I just recently learned that Sublime’s “We’re only gonna die from our own arrogance” song is a cover of the Descendants… No, sorry… Bad Religion’s song.  I… hate Bad Religion.  Or rather, I thought I did.  Everything that my friends ever played me, I hated.  Something about the production values being too slick and the vocals too crisp and the singer’s voice scratching against me like a needle on a hemorrhoid. 

But now I’ve got the two of them playing on repeat back to back.  I think I like Sublime’s version more, since there’s more timing changes as well as a reggae section that isn’t as present in Bad Religions original, but I’m… considering checking out whatever BR album the song is from.  Did BR have multiple lead singers?  

Ok.  So, back to this zombie movie thing.  There’s an actor with a very unique name.  Hickok45.  I think he reviews guns and stuff on YouTube. I’m pretty sure this is a western thing?  Wasn’t he one of the gunfighter guys?  Not in… uh…  Tombstone.  But… another movie?  And real life?  I’m guessing the 45 is a reference to .45 caliber. 

I feel like there was something else I’d stuck away in a nook to write about.  I’m about to start the movie but there’s this nagging sensation of forgetting.  I built Fort Pepper.  Or, as I think I’m going to sign it “Frt. Peper.”  I don’t *think* I’m actually disabled, but I don’t mind if the neighbors believe otherwise. It’s sort of an image I’m cultivating by disturbing the peace on holy days for completely white trash reasons.

I have already ruined the quiet late on a Christmas Eve when I got a box truck stuck in the mud in my backyard, and after much pointless revving and thrashing had to park our jeep across the road, bracing the front tires on the curb, while we winched it out. 

And then there was the Thanksgiving Dinner that I got obsessed with using an angle grinder to roll back our fenders so we wouldn’t cut up our new tires on the wheeling trip we were starting the next day.  Are these things considered “boundaries” for people? 
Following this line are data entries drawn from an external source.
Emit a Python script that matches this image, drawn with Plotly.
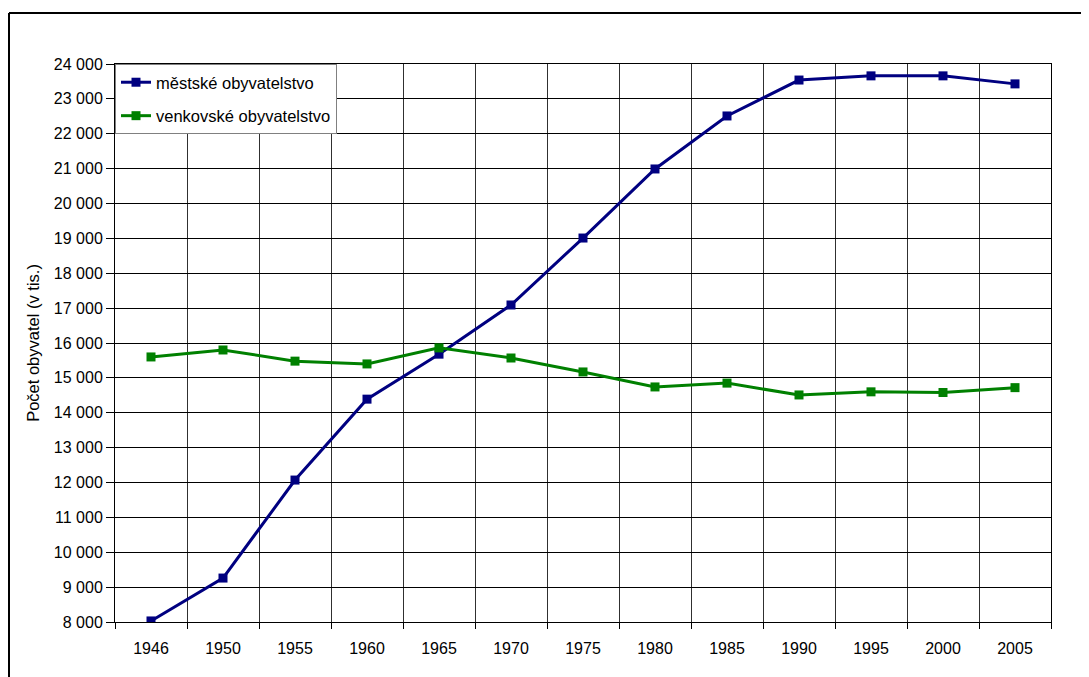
import plotly.graph_objects as go

years = ["1946", "1950", "1955", "1960", "1965", "1970", "1975", "1980", "1985", "1990", "1995", "2000", "2005"]
urban = [8030, 9260, 12070, 14390, 15680, 17090, 19010, 20990, 22510, 23540, 23660, 23660, 23430]
rural = [15600, 15800, 15480, 15400, 15860, 15570, 15170, 14740, 14850, 14510, 14600, 14580, 14720]
series_names = ["městské obyvatelstvo", "venkovské obyvatelstvo"]
y_title = "Počet obyvatel (v tis.)"

FONT = "Liberation Sans, Arial, sans-serif"
x_idx = list(range(len(years)))

fig = go.Figure()
fig.add_trace(go.Scatter(x=x_idx, y=urban, name=series_names[0], mode="lines+markers",
                         line=dict(color="#000080", width=3),
                         marker=dict(symbol="square", size=9, color="#000080"),
                         legendgroup="a"))
fig.add_trace(go.Scatter(x=x_idx, y=rural, name=series_names[1], mode="lines+markers",
                         line=dict(color="#008000", width=3),
                         marker=dict(symbol="square", size=9, color="#008000"),
                         legendgroup="b"))

OFF = 8  # page body margin
W, H = 1089 - OFF, 677 - OFF
L, R, T, B = 115 - OFF, 1051 - OFF, 64 - OFF, 622 - OFF
pw, ph = R - L, B - T

fig.update_layout(
    width=W, height=H,
    margin=dict(l=L, r=W - R, t=T, b=H - B, pad=0),
    paper_bgcolor="white", plot_bgcolor="white",
    font=dict(family=FONT, size=16, color="black"),
    separators=", ",
    showlegend=True,
    legend=dict(x=0, y=1, xanchor="left", yanchor="top",
                bgcolor="white", bordercolor="#808080", borderwidth=1,
                font=dict(size=16.5), traceorder="grouped", tracegroupgap=9,
                itemwidth=30),
)

fig.update_xaxes(
    range=[-0.5, len(years) - 0.5],
    tickmode="array", tickvals=x_idx, ticktext=years,
    ticks="outside", ticklen=12, tickcolor="rgba(0,0,0,0)",
    showgrid=False, zeroline=False,
    showline=True, linecolor="black", linewidth=1, mirror=True,
    minor=dict(tick0=0.5, dtick=1, showgrid=True, gridcolor="#303030", gridwidth=1,
               ticks="outside", ticklen=6, tickcolor="black"),
    tickfont=dict(size=16),
)
fig.update_yaxes(
    range=[8000, 24000], dtick=1000, tick0=8000, tickformat=",d",
    ticks="outside", ticklen=8, tickcolor="black",
    showgrid=True, gridcolor="black", gridwidth=1, zeroline=False,
    showline=True, linecolor="black", linewidth=1, mirror=True,
    title=dict(text=y_title, font=dict(size=16.5), standoff=10),
    tickfont=dict(size=16),
)

# outer chart border (top and left visible; right/bottom cut off)
bx = (9 - 115) / pw
by = 1 + (64 - 13) / ph
fig.add_shape(type="line", xref="paper", yref="paper", x0=bx, y0=by, x1=1.2, y1=by,
              line=dict(color="black", width=2))
fig.add_shape(type="line", xref="paper", yref="paper", x0=bx, y0=by, x1=bx, y1=-0.3,
              line=dict(color="black", width=2))

fig.write_html("out.html")
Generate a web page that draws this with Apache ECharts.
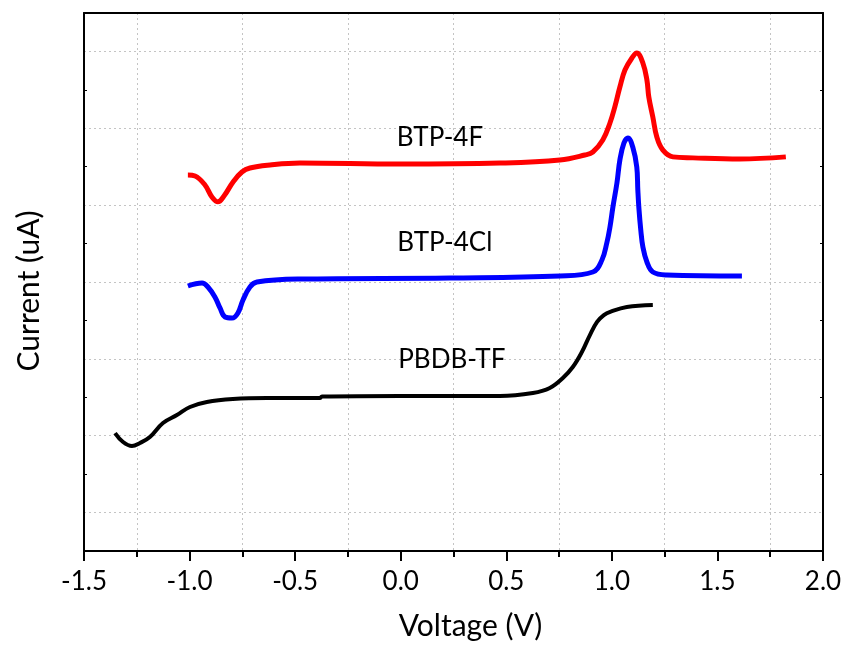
<!DOCTYPE html>
<html>
<head>
<meta charset="utf-8">
<script src="https://cdn.jsdelivr.net/npm/echarts@6/dist/echarts.min.js"></script>
<style>
  html, body { margin: 0; padding: 0; background: #fff; }
  #main { width: 851px; height: 653px; }
</style>
</head>
<body>
<div id="main"></div>
<script>
// voltage (V) / current (arbitrary offset units)
var btp4fV = [-1.008, -0.974, -0.927, -0.894, -0.866, -0.837, -0.794, -0.752, -0.714, -0.619, -0.477, -0.004, 0.470, 0.754, 0.872, 0.910, 0.957, 0.991, 1.014, 1.038, 1.062, 1.095, 1.118, 1.147, 1.166, 1.175, 1.194, 1.213, 1.241, 1.289, 1.384, 1.606, 1.824];
var btp4fI = [4.892, 4.879, 4.762, 4.606, 4.543, 4.619, 4.801, 4.931, 4.983, 5.022, 5.048, 5.035, 5.048, 5.087, 5.152, 5.191, 5.347, 5.569, 5.778, 6.037, 6.258, 6.414, 6.479, 6.349, 6.128, 5.907, 5.647, 5.386, 5.219, 5.128, 5.115, 5.100, 5.128];

var btp4clV = [-1.008, -0.941, -0.913, -0.880, -0.856, -0.832, -0.799, -0.771, -0.747, -0.714, -0.681, -0.477, 0.233, 0.754, 0.910, 0.953, 0.976, 0.991, 1.005, 1.024, 1.038, 1.057, 1.076, 1.099, 1.118, 1.123, 1.128, 1.137, 1.147, 1.166, 1.194, 1.260, 1.616];
var btp4clI = [3.448, 3.487, 3.435, 3.305, 3.162, 3.045, 3.031, 3.097, 3.266, 3.435, 3.500, 3.539, 3.552, 3.578, 3.630, 3.786, 4.007, 4.215, 4.476, 4.788, 5.087, 5.308, 5.373, 5.256, 4.996, 4.697, 4.463, 4.176, 3.955, 3.760, 3.630, 3.591, 3.578];

var pbdbV = [-1.353, -1.315, -1.273, -1.235, -1.188, -1.126, -1.060, -0.998, -0.918, -0.795, -0.633, -0.383, -0.373, -0.004, 0.470, 0.626, 0.706, 0.768, 0.815, 0.858, 0.896, 0.930, 0.962, 0.995, 1.071, 1.194];
var pbdbI = [1.535, 1.418, 1.366, 1.405, 1.483, 1.665, 1.769, 1.874, 1.939, 1.978, 1.991, 1.991, 2.010, 2.017, 2.017, 2.056, 2.121, 2.251, 2.394, 2.589, 2.810, 2.980, 3.070, 3.115, 3.175, 3.201];

var curveNames = ['BTP-4F', 'BTP-4Cl', 'PBDB-TF'];
var curveColors = ['#ff0000', '#0000ff', '#000000'];
// where each curve name is written (data coords)
var labelV = [0.186, 0.209, 0.242];
var labelI = [5.373, 4.007, 2.485];

var FONT = 'Lato';

function pairs(xs, ys) {
    var out = [];
    for (var i = 0; i < xs.length; i++) out.push([xs[i], ys[i]]);
    return out;
}

var chart = echarts.init(document.getElementById('main'));

var gridLine = { show: true, lineStyle: { color: '#c4c4c4', width: 1, type: [2, 3] } };
var blackLine = { show: true, onZero: false, lineStyle: { color: '#000', width: 2 } };

var series = [];
var allV = [btp4fV, btp4clV, pbdbV];
var allI = [btp4fI, btp4clI, pbdbI];
for (var k = 0; k < 3; k++) {
    series.push({
        name: curveNames[k],
        type: 'line',
        smooth: 0.4,
        showSymbol: false,
        lineStyle: { color: curveColors[k], width: k == 2 ? 4 : 5 },
        data: pairs(allV[k], allI[k])
    });
}

var option = {
    backgroundColor: '#fff',
    animation: false,
    grid: { left: 84, right: 28, top: 13, bottom: 102 },
    xAxis: [{
        type: 'value',
        min: -1.5,
        max: 2.0,
        interval: 0.5,
        name: 'Voltage (V)',
        nameLocation: 'middle',
        nameGap: 60,
        nameTextStyle: { fontFamily: FONT, fontSize: 30, color: '#000', padding: [0, 0, 0, 34] },
        axisLine: blackLine,
        axisTick: { show: true, inside: false, length: 10, lineStyle: { color: '#000', width: 2 } },
        minorTick: { show: true, splitNumber: 2, length: 6, lineStyle: { color: '#000', width: 2 } },
        minorSplitLine: gridLine,
        splitLine: { show: false },
        axisLabel: {
            margin: 18,
            fontFamily: FONT,
            fontSize: 26,
            color: '#000',
            formatter: function (v) { return v.toFixed(1); }
        }
    }, {
        type: 'value',
        position: 'top',
        min: -1.5,
        max: 2.0,
        interval: 0.5,
        axisLine: blackLine,
        axisTick: { show: false },
        axisLabel: { show: false },
        splitLine: { show: false }
    }],
    yAxis: [{
        type: 'value',
        position: 'left',
        min: 0,
        max: 7,
        interval: 1,
        name: 'Current (uA)',
        nameLocation: 'middle',
        nameGap: 40,
        nameTextStyle: { fontFamily: FONT, fontSize: 30, color: '#000', padding: [0, 18, 0, 0] },
        axisLine: blackLine,
        axisTick: { show: true, inside: true, length: 3, lineStyle: { color: '#000', width: 1 } },
        minorTick: { show: false, splitNumber: 2 },
        minorSplitLine: gridLine,
        splitLine: { show: false },
        axisLabel: { show: false }
    }, {
        type: 'value',
        position: 'right',
        min: 0,
        max: 7,
        interval: 1,
        axisLine: blackLine,
        axisTick: { show: true, inside: true, length: 3, lineStyle: { color: '#000', width: 1 } },
        axisLabel: { show: false },
        splitLine: { show: false }
    }],
    series: series
};

chart.setOption(option);

// curve names, placed through the grid's own scales
var texts = [];
for (var j = 0; j < curveNames.length; j++) {
    var p = chart.convertToPixel({ gridIndex: 0 }, [labelV[j], labelI[j]]);
    texts.push({
        type: 'text',
        x: p[0],
        y: p[1],
        style: {
            text: curveNames[j],
            fill: '#000',
            font: '26px ' + FONT,
            align: 'center',
            verticalAlign: 'middle'
        }
    });
}
chart.setOption({ graphic: texts });
</script>
</body>
</html>
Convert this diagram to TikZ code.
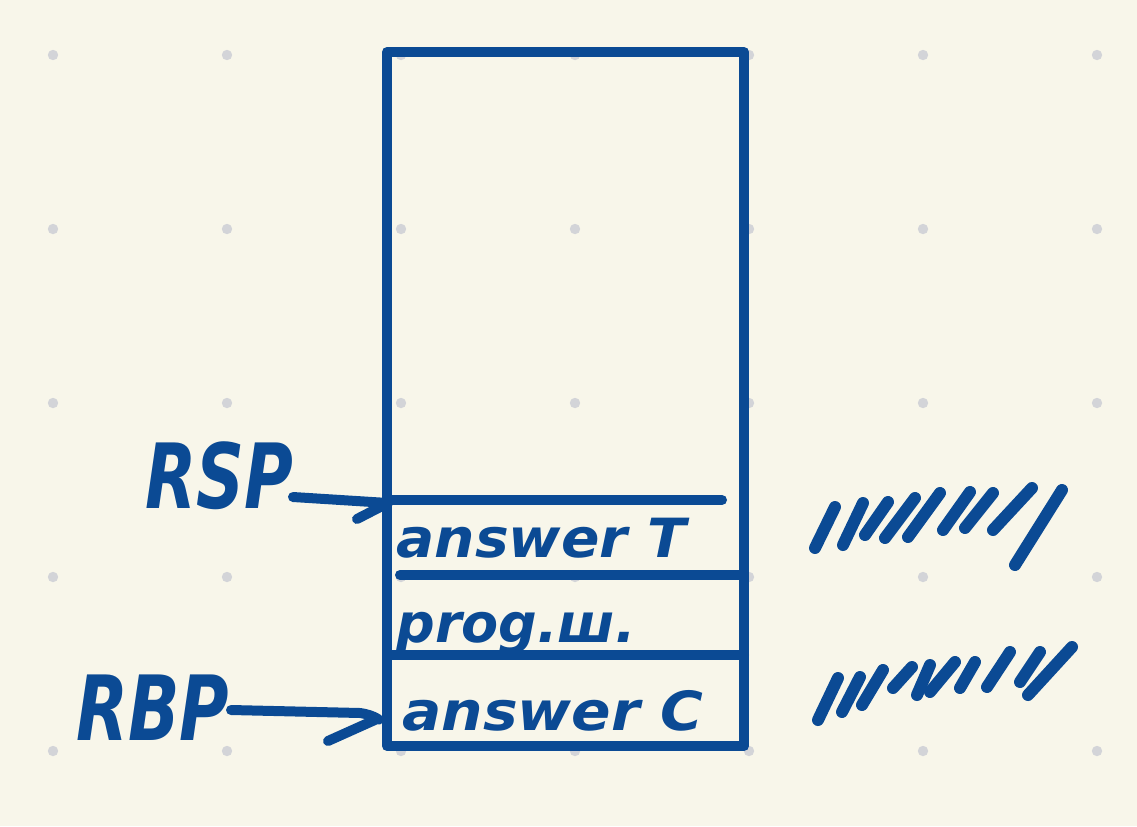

Like, is there something internal that stops you from doing things like this on special days or whatnot?  Is it some sort of filter?  Is it the same one that stops you from hurling fashion advice at pedestrians out of car windows?  There’s so much I don’t understand.  Like, why are there 3 bongs and a glass smoking skull on this table?  I’m going to clean a couple of these and then put them away before the movie.